Very slow input edges (slower than $10\,\mathrm{ns/V}$ at $V_{CC} = 3.3\,\mathrm{V}$ )	Operation outside the guaranteed input transition rate; CLK in particular may produce double-clocking or unstable Q	Drive CLK from a logic-level source (or a debounced/Schmitt-buffered button). Buffer slow analog-like signals before feeding them to D or CLK.
$V_{CC}$ to U1 exceeds $5.5\,\mathrm{V}$	U1 permanently damaged (absolute max $6.5\,\mathrm{V}$ )	Keep the 5V-Module rail $\leq 5.5\,\mathrm{V}$ .
Input signal on D, CLK, PRE, or CLR exceeds $5.5\,\mathrm{V}$	Input clamp current flows; permanent damage if $I_{IK}$ exceeds $50\,\mathrm{mA}$	Inputs are $5.5\,\mathrm{V}$ tolerant — never exceed it. Add a series resistor if your source can swing higher.
Output Q or Q̄ driving load $> 50\,\mathrm{mA}$	Continuous output current absolute max exceeded — U1 may overheat or fail	Keep $I_O$ on each output within $\pm 50\,\mathrm{mA}$ absolute max.

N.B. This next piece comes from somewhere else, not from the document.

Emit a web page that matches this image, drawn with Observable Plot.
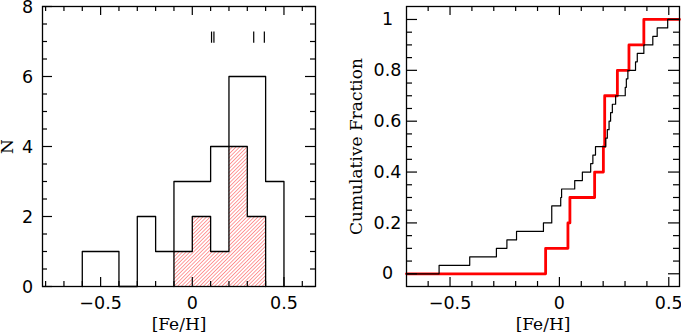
<!DOCTYPE html>
<html><head><meta charset="utf-8">
<script src="https://cdn.jsdelivr.net/npm/d3@7"></script>
<script src="https://cdn.jsdelivr.net/npm/@observablehq/plot@0.6"></script>
<style>
body{margin:0;background:#fff;}
#wrap{position:relative;width:681px;height:334px;overflow:hidden;}
#left,#right{position:absolute;top:0;}
#left{left:0;} #right{left:340px;}
svg{overflow:visible;}
</style></head><body><div id="wrap"><div id="left"></div><div id="right"></div></div>
<script>
// ---- data ----
const binEdges   = [-0.6,-0.5,-0.4,-0.3,-0.2,-0.1,0,0.1,0.2,0.3,0.4,0.5];
const allCounts  = [1,1,0,2,1,3,3,4,6,6,3];
const subEdges   = [-0.1,0,0.1,0.2,0.3,0.4];
const subCounts  = [1,2,1,4,2];
const markerFeH  = [0.105,0.118,0.335,0.393];
const allFeH = [-0.55,-0.41,-0.288,-0.24,-0.196,-0.073,-0.035,-0.035,0.006,0.01,0.07,0.105,0.143,0.153,0.165,
                0.212,0.219,0.227,0.234,0.242,0.257,0.301,0.306,0.313,0.348,0.356,0.386,0.427,0.447,0.495];
const subFeH = [-0.063,0.039,0.048,0.161,0.201,0.207,0.207,0.265,0.318,0.386];
const leftXTickVals = [-0.5,0,0.5];
const leftXTickLabels = ["\u22120.5","0","0.5"];
const leftYTickVals = [0,2,4,6,8];
const leftYTickLabels = ["0","2","4","6","8"];
const rightXTickVals = [-0.5,0,0.5];
const rightXTickLabels = ["\u22120.5","0","0.5"];
const rightYTickVals = [0,0.2,0.4,0.6,0.8,1];
const rightYTickLabels = ["0","0.2","0.4","0.6","0.8","1"];

const numFont = "DejaVu Sans";
const titleFont = "DejaVu Serif";

function stepPts(edges, counts){
  const p = [{x: edges[0], y: 0}];
  counts.forEach((c,i)=>p.push({x: edges[i], y: c}));
  p.push({x: edges[edges.length-1], y: 0});
  return p;
}
function cdfPts(vals, x0, x1){
  const s = vals.slice().sort((a,b)=>a-b);
  const p = [{x: x0, f: 0}];
  s.forEach((v,i)=>p.push({x: v, f: (i+1)/s.length}));
  p.push({x: x1, f: 1});
  return p;
}
function tickMarks(o){
  const {iw, ih, xMaj, xMin, yMaj, yMin, xl, xs, yl, ys} = o;
  const st = {stroke:"#000", strokeWidth:1.2};
  return [
    Plot.ruleX(xMaj, {...st, insetTop: ih - xl}),
    Plot.ruleX(xMaj, {...st, insetBottom: ih - xl}),
    Plot.ruleX(xMin, {...st, insetTop: ih - xs}),
    Plot.ruleX(xMin, {...st, insetBottom: ih - xs}),
    Plot.ruleY(yMaj, {...st, insetRight: iw - yl}),
    Plot.ruleY(yMaj, {...st, insetLeft: iw - yl}),
    Plot.ruleY(yMin, {...st, insetRight: iw - ys}),
    Plot.ruleY(yMin, {...st, insetLeft: iw - ys})
  ];
}
const rnd = v => Math.round(v*1000)/1000;

// ---- left panel ----
{
  const W = 340, H = 334, mL = 42, mR = 25, mT = 6, mB = 48;
  const iw = W - mL - mR, ih = H - mT - mB;
  const xDom = [-0.817, 0.672];
  const xMin = d3.range(-8, 7).map(i => rnd(i*0.1)).filter(v => !leftXTickVals.includes(v));
  const yMin = d3.range(1, 16).map(i => i*0.5).filter(v => !leftYTickVals.includes(v));
  const subRects = subCounts.map((c,i)=>({x1: subEdges[i], x2: subEdges[i+1], y: c}));
  const plot = Plot.plot({
    width: W, height: H, marginLeft: mL, marginRight: mR, marginTop: mT, marginBottom: mB,
    x: {domain: xDom, axis: null},
    y: {domain: [0, 8], axis: null},
    marks: [
      Plot.rectY(subRects, {x1:"x1", x2:"x2", y:"y", fill:"url(#hatch)", inset:0}),
      Plot.line(stepPts(subEdges, subCounts), {x:"x", y:"y", curve:"step-after", stroke:"#000", strokeWidth:1.3}),
      Plot.line(stepPts(binEdges, allCounts), {x:"x", y:"y", curve:"step-after", stroke:"#000", strokeWidth:1.3}),
      Plot.ruleX(markerFeH, {y1: 6.95, y2: 7.27, stroke:"#000", strokeWidth:1.2}),
      ...tickMarks({iw, ih, xMaj: leftXTickVals, xMin, yMaj: leftYTickVals, yMin, xl: 9, xs: 5, yl: 10, ys: 5}),
      Plot.frame({stroke:"#000", strokeWidth:1.3}),
      Plot.text(leftXTickVals, {x: d=>d, text: (d,i)=>leftXTickLabels[i], frameAnchor:"bottom", dy: 17, lineAnchor:"middle", fontFamily: numFont, fontSize: 17.5, fill:"#000"}),
      Plot.text(leftYTickVals, {y: d=>d, text: (d,i)=>leftYTickLabels[i], frameAnchor:"left", dx: -15, dy: 1, textAnchor:"middle", lineAnchor:"middle", fontFamily: numFont, fontSize: 17.5, fill:"#000"}),
      Plot.text(["[Fe/H]"], {frameAnchor:"bottom", dy: 38, textAnchor:"middle", lineAnchor:"middle", fontFamily: titleFont, fontSize: 17, fill:"#000"}),
      Plot.text(["N"], {frameAnchor:"left", dx: -35, rotate: -90, textAnchor:"middle", lineAnchor:"middle", fontFamily: titleFont, fontSize: 17, fill:"#000"})
    ]
  });
  const svg = d3.select(plot);
  const pat = svg.insert("defs", ":first-child").append("pattern")
    .attr("id","hatch").attr("patternUnits","userSpaceOnUse")
    .attr("width", 2.6).attr("height", 2.6).attr("patternTransform","rotate(45)");
  pat.append("line").attr("x1",0).attr("y1",0).attr("x2",0).attr("y2",2.6)
    .attr("stroke","#f22").attr("stroke-width",0.9);
  document.getElementById("left").appendChild(plot);
}

// ---- right panel ----
{
  const W = 341, H = 334, mL = 66, mR = 2, mT = 6, mB = 48;
  const iw = W - mL - mR, ih = H - mT - mB;
  const xDom = [-0.699, 0.549];
  const xMin = d3.range(-6, 6).map(i => rnd(i*0.1)).filter(v => !rightXTickVals.includes(v));
  const yMin = d3.range(1, 21).map(i => rnd(i*0.05)).filter(v => !rightYTickVals.includes(v));
  const plot = Plot.plot({
    width: W, height: H, marginLeft: mL, marginRight: mR, marginTop: mT, marginBottom: mB,
    x: {domain: xDom, axis: null},
    y: {domain: [-0.05, 1.051], axis: null},
    marks: [
      Plot.line(cdfPts(subFeH, xDom[0], xDom[1]), {x:"x", y:"f", curve:"step-after", stroke:"#f00", strokeWidth:2.8}),
      Plot.line(cdfPts(allFeH, xDom[0], xDom[1]), {x:"x", y:"f", curve:"step-after", stroke:"#000", strokeWidth:1.2}),
      ...tickMarks({iw, ih, xMaj: rightXTickVals, xMin, yMaj: rightYTickVals, yMin, xl: 9, xs: 5, yl: 11, ys: 6}),
      Plot.frame({stroke:"#000", strokeWidth:1.3}),
      Plot.text(rightXTickVals, {x: d=>d, text: (d,i)=>rightXTickLabels[i], frameAnchor:"bottom", dy: 17, lineAnchor:"middle", fontFamily: numFont, fontSize: 17.5, fill:"#000"}),
      Plot.text(rightYTickVals, {y: d=>d, text: (d,i)=>rightYTickLabels[i], frameAnchor:"left", dx: -19, textAnchor:"middle", lineAnchor:"middle", fontFamily: numFont, fontSize: 17.5, fill:"#000"}),
      Plot.text(["[Fe/H]"], {frameAnchor:"bottom", dy: 38, textAnchor:"middle", lineAnchor:"middle", fontFamily: titleFont, fontSize: 17, fill:"#000"}),
      Plot.text(["Cumulative Fraction"], {frameAnchor:"left", dx: -50, rotate: -90, textAnchor:"middle", lineAnchor:"middle", fontFamily: titleFont, fontSize: 17, fill:"#000"})
    ]
  });
  document.getElementById("right").appendChild(plot);
}
</script></body></html>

For sustained operation, design for $\pm 24\,\mathrm{mA}$ at $3\,\mathrm{V}$ or $\pm 32\,\mathrm{mA}$ at $4.5\,\mathrm{V}$ .
USBLC6-2P6 VBUS pin on D1–D4 unconnected	ESD protection ineffective — UART pins exposed to direct ESD strikes	Ensure 5V-Module is connected; it powers VBUS of all four ESD ICs.
Powering D, CLK, PRE, or CLR while 5V-Module is OFF	$I_{off}$ circuitry isolates U1 and prevents back-drive damage — designed-in safe condition, not a fault	No action needed; partial-power-down via $I_{off}$ is supported by the device.